The accepted dogma goes like this:

- It is known that the more expensive a component is, the better it will sound in your system; and that is how it should be, for you get what you pay for.

And the response goes something like this:

- People who spend significant dollar amounts on components whose ability to affect sound quality is controversial and fails basic scientific scrutiny are fools.

But in reality, the two are not linked in any logical way, and both are false. If a person wishes to spend $2000 on an Ethernet switch because it is beautifully carved of solid aluminum ingot and looks gorgeous on the component rack, that’s perfectly fine; it ought to be okay with everyone; and criticism and mockery are inappropriate and unwarranted - that is, until the owner of the switch starts attributing stunning sonic improvements to their switch (which, naturally, will get even more pronounced after 200 hours of burn-in).

And that goes back to the earlier behavioral psychology-based argument.

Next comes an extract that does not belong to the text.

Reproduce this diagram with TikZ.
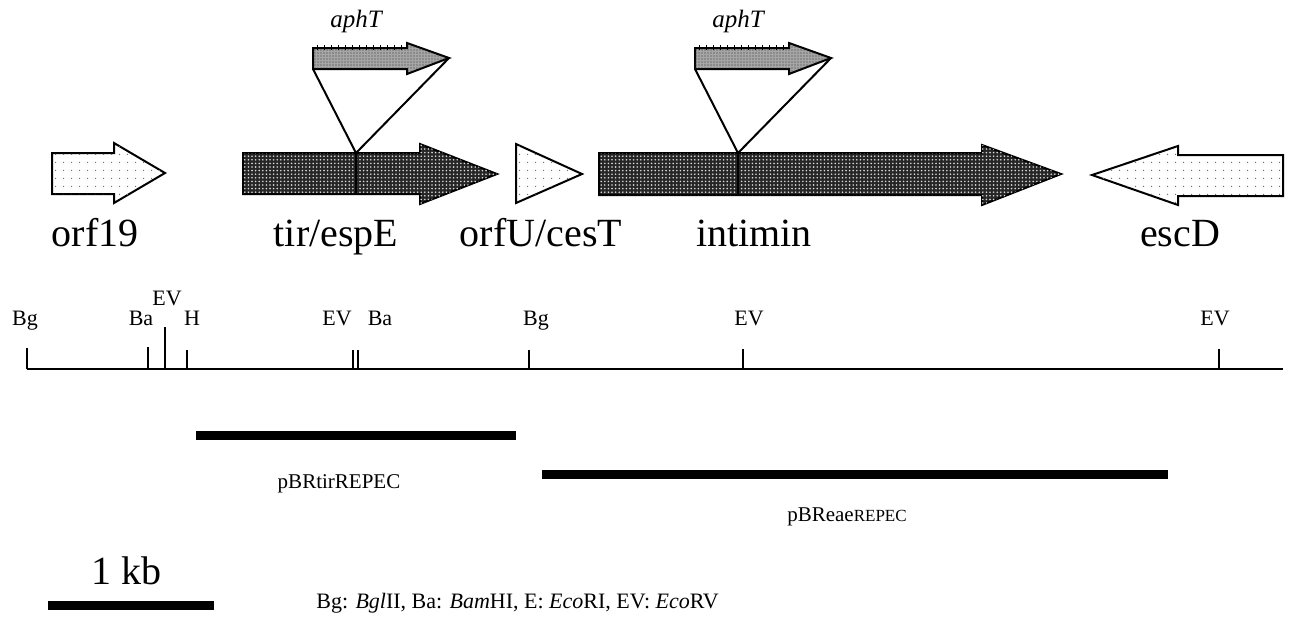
\documentclass[tikz,border=0pt]{standalone}
\usepackage{fontspec}
\setmainfont{Liberation Serif}
\usetikzlibrary{patterns.meta}
\begin{document}
\begin{tikzpicture}[x=0.5pt,y=-0.5pt,
  outline/.style={draw=black, line width=1pt, line join=miter},
  lightgene/.style={outline, fill=white, postaction={pattern={Dots[distance=4pt,radius=0.4pt]}, pattern color=black!55}},
  darkgene/.style={outline, fill=black!85, postaction={pattern={Dots[distance=1.8pt,radius=0.45pt]}, pattern color=white!85!black}},
  aphbox/.style={outline, fill=black!35, postaction={pattern={Dots[distance=1.5pt,radius=0.35pt]}, pattern color=black!80}},
  genelab/.style={font=\fontsize{20}{22}\selectfont, anchor=base, inner sep=0pt},
  aphlab/.style={font=\fontsize{12.5}{13}\selectfont\itshape, anchor=base, inner sep=0pt},
  sitelab/.style={font=\fontsize{11}{12}\selectfont, anchor=base, inner sep=0pt},
  plasmid/.style={font=\fontsize{10.5}{11}\selectfont, inner sep=0pt},
  legend/.style={font=\fontsize{11}{12}\selectfont, inner sep=0pt},
  bar/.style={line width=4.5pt},
  inslink/.style={line width=1pt},
  tick/.style={line width=0.9pt}
]
\useasboundingbox (0,0) rectangle (1294,617);

% ---------------- genes
\path[lightgene] (52,153) -- (114,153) -- (114,143) -- (165,173) -- (114,203) -- (114,194) -- (52,194) -- cycle;
\path[darkgene] (243,153) -- (420,153) -- (420,144) -- (497,174) -- (420,204) -- (420,194) -- (243,194) -- cycle;
\path[lightgene] (516,144) -- (582,174) -- (516,203) -- cycle;
\path[darkgene] (599,153) -- (982,153) -- (982,145) -- (1061,174) -- (982,205) -- (982,195) -- (599,195) -- cycle;
\path[lightgene] (1283,155) -- (1178,155) -- (1178,146) -- (1092,175) -- (1178,205) -- (1178,196) -- (1283,196) -- cycle;

% insertion points
\coordinate (ins1top) at (356,153);
\coordinate (ins1bot) at (356,194);
\coordinate (ins2top) at (738,153);
\coordinate (ins2bot) at (738,195);
\draw[line width=1.4pt] (ins1top) -- (ins1bot);
\draw[line width=1.4pt] (ins2top) -- (ins2bot);

% ---------------- aphT cassettes
\foreach \dx/\nm in {0/a, 382/b}{
  \begin{scope}[xshift=\dx*0.5pt]
    \path[aphbox] (313,48) -- (407,48) -- (407,43) -- (449,58) -- (407,74) -- (407,69) -- (313,69) -- cycle;
    \foreach \t in {317,324,...,405}{\draw[line width=0.5pt] (\t,45) -- (\t,50);}
    \coordinate (\nm bl) at (313,69);
    \coordinate (\nm tip) at (449,58);
  \end{scope}
}
\draw[inslink] (abl) -- (ins1top) -- (atip);
\draw[inslink] (bbl) -- (ins2top) -- (btip);

\node[aphlab] (aph1) at (356,27) {aphT};
\node[aphlab] (aph2) at (738,27) {aphT};

% gene labels
\node[genelab] (lorf19) at (95,246) {orf19};
\node[genelab] (ltir) at (336,246) {tir/espE};
\node[genelab] (lorfU) at (541,246) {orfU/cesT};
\node[genelab] (lint) at (754,246) {intimin};
\node[genelab] (lesc) at (1180,246) {escD};

% ---------------- restriction map
\coordinate (mapL) at (27,369);
\coordinate (mapR) at (1283,369);
\draw[line width=1pt] (mapL) -- (mapR);
\foreach \x/\top in {27/348, 148/347, 165/327, 187/350, 353/350, 358/350, 529/350, 743/349, 1219/349}{
  \draw[tick] (\x,369) -- (\x,\top);
}
\node[sitelab] (s1) at (25,325) {Bg};
\node[sitelab] (s2) at (141,325) {Ba};
\node[sitelab] (s3) at (167,305) {EV};
\node[sitelab] (s4) at (192,325) {H};
\node[sitelab] (s5) at (337,325) {EV};
\node[sitelab] (s6) at (380,325) {Ba};
\node[sitelab] (s7) at (536,325) {Bg};
\node[sitelab] (s8) at (749,325) {EV};
\node[sitelab] (s9) at (1215,325) {EV};

% ---------------- clones
\coordinate (c1a) at (196,435);
\coordinate (c1b) at (516,435);
\coordinate (c2a) at (542,474);
\coordinate (c2b) at (1168,474);
\draw[bar] (c1a) -- (c1b);
\draw[bar] (c2a) -- (c2b);
\node[plasmid] (p1) at (339,484) {pBRtirREPEC};
\node[plasmid] (p2) at (847,517) {pBReae{\fontsize{8.5}{9}\selectfont REPEC}};

% ---------------- scale and legend
\coordinate (sca) at (48,605);
\coordinate (scb) at (214,605);
\draw[bar] (sca) -- (scb);
\node[genelab] (kb) at (126,584) {1 kb};
\node[legend, anchor=west] (leg) at (316,603) {Bg: \textit{Bgl}II, Ba: \textit{Bam}HI, E: \textit{Eco}RI, EV: \textit{Eco}RV};
\end{tikzpicture}
\end{document}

Depending on why we do things, expectations and stakes can change drastically. 

- If I buy an expensive Ethernet switch because it is reputed to improve the sound quality of my system, and I hear no difference because Ethernet switches are physically incapable of affecting sound quality, then that makes me the guy who essentially just threw good money out the window, and I’m not that guy, no way no how, therefore that switch ought to sound amazing because I spent all that money! That’s a tough spot, because now I have to make up value to justify the price tag, as opposed to the other way around.

- But if I buy the same switch because I find it beautiful and I feel that it will complement my meticulously curated system, I’m only interested in its symbolic value - which is entirely mine to determine - and if a naysayer manifests, I only need invoke my prerogative to spend my money as I wish, and that’s an easy argument to win.

Not every object has to do something in order to hold value, and it’s silly and counterproductive to pretend otherwise. Look at jewelry; we’ve been buying jewelry for tens of thousands of years. What’s wrong with audio jewelry?